Day: 2 Heat the saucepan with the Seville oranges in it until it begins to boil. Reduce the heat to low and simmer for 3 hours, stirring every half hour or so (adding more water if necessary to keep the orange slices covered), until the fruit is very soft.
Set a sieve over a deep container, and ladle the orange slices and all the juice into the sieve. Cover and let the mixture drain into the container overnight.
Slice the blood oranges into quarters, then cut each quarter into thin slices. Place in preserving pan and cover with enough water to submerge the fruit.
Bring sliced blood oranges to the boil, then reduce the heat and simmer for 5 minutes. Drain off the liquid, then pour fresh cold water into the pot (enough to cover the orange slices). Bring to the boil again, lower the heat and simmer for 2 hours, stirring as necessary, and adding more water so the orange slices stay covered.

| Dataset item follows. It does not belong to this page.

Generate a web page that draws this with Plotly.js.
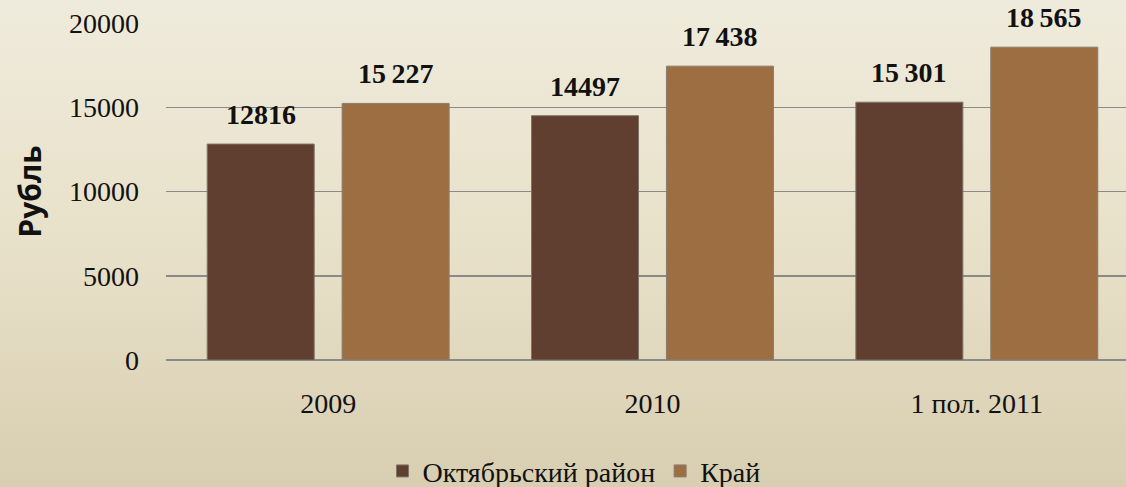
<!DOCTYPE html>
<html>
<head>
<meta charset="utf-8">
<script src="https://cdn.plot.ly/plotly-3.0.1.min.js"></script>
<style>
html,body{margin:0;padding:0;}
body{width:1126px;height:487px;background:linear-gradient(to bottom,#efebdc 0%,#e8e1c9 50%,#d8ceb1 100%);}
#chart{width:1126px;height:487px;}
</style>
</head>
<body>
<div id="chart"></div>
<script>
const categories = ['2009', '2010', '1 пол. 2011'];
const seriesNames = ['Октябрьский район', 'Край'];
const districtValues = [12816, 14497, 15301];
const regionValues = [15227, 17438, 18565];
const districtLabels = ['12816', '14497', '15\u2009301'];
const regionLabels = ['15\u2009227', '17\u2009438', '18\u2009565'];
const yTicks = [0, 5000, 10000, 15000, 20000];

const serif = 'Liberation Serif';
const colors = ['#603e30', '#9d6e41'];

const traces = [
  {type:'bar', name:seriesNames[0], x:categories, y:districtValues,
   marker:{color:colors[0], line:{color:'#7d7468', width:1}}, hoverinfo:'skip'},
  {type:'bar', name:seriesNames[1], x:categories, y:regionValues,
   marker:{color:colors[1], line:{color:'#8a7d6c', width:1}}, hoverinfo:'skip'}
];

const offset = 0.208;
const annotations = [];
categories.forEach((c, i) => {
  annotations.push({x:i - offset, y:districtValues[i], text:'<b>'+districtLabels[i]+'</b>', showarrow:false,
    yanchor:'bottom', yshift:12, font:{family:serif, size:28, color:'#111'}});
  annotations.push({x:i + offset, y:regionValues[i], text:'<b>'+regionLabels[i]+'</b>', showarrow:false,
    yanchor:'bottom', yshift:12, font:{family:serif, size:28, color:'#111'}});
});

const layout = {
  width:1126, height:487,
  paper_bgcolor:'rgba(0,0,0,0)', plot_bgcolor:'rgba(0,0,0,0)',
  margin:{l:166, r:0, t:23, b:127, autoexpand:false},
  barmode:'group', bargap:0.168, bargroupgap:0.207,
  font:{family:serif, size:28, color:'#111'},
  xaxis:{type:'category', range:[-0.5, 2.46], showgrid:false, showline:false, ticks:'', automargin:false,
    tickfont:{family:serif, size:28, color:'#111'}, ticklabelstandoff:24},
  yaxis:{range:[0, 20000], tickvals:yTicks, ticktext:yTicks.map(String), showgrid:true, automargin:false,
    gridcolor:'#8a8a8a', gridwidth:1.5, zeroline:true, zerolinecolor:'#8a8a8a', zerolinewidth:1.5,
    showline:false, ticks:'', ticklabelstandoff:26,
    tickfont:{family:serif, size:28, color:'#111'},
    title:{text:'<b>Рубль</b>', font:{family:'Open Sans', size:30, color:'#111'}, standoff:18}},
  legend:{orientation:'h', x:0.425, xanchor:'center', y:-0.33, yanchor:'middle',
    font:{family:serif, size:28, color:'#111'}, itemwidth:30, traceorder:'normal'},
  annotations:annotations,
  showlegend:true
};

Plotly.newPlot('chart', traces, layout, {displayModeBar:false, staticPlot:true});
</script>
</body>
</html>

Turn off the heat, cover the pan and leave overnight.
Day 3: Combine the juice from the Seville oranges (discarding solids) with the cooked blood oranges in the preserving pan. Stir in granulated sugar and lemon juice. Bring the mixture to a rolling boil over high heat and do not stir for about 5 minutes. Add the vanilla, muscavado sugar, and rum; turn down the heat slightly and continue to let it cook at a simmering boil for about 15 or 20 minutes, stirring every few minutes with a wooden spoon, until it is set. It will get thicker and darker in colour - you can test if it has set by spooning a little of the marmalade onto a chilled saucer, letting it cool for 30 seconds, then push your finger across it. If the surface wrinkles, it has reached setting point. If it is still runny, boil the marmalade for a further 2 or 3 minutes, then test again.
Turn off the heat but don't stir it any more. Ladle into sterilized jam jars, and seal with lids.
To Sterilize Jam Jars
Wash and rinse glass jam jars and lids. Let them dry in a moderate oven (180 degrees c) for 15 or 20 minutes.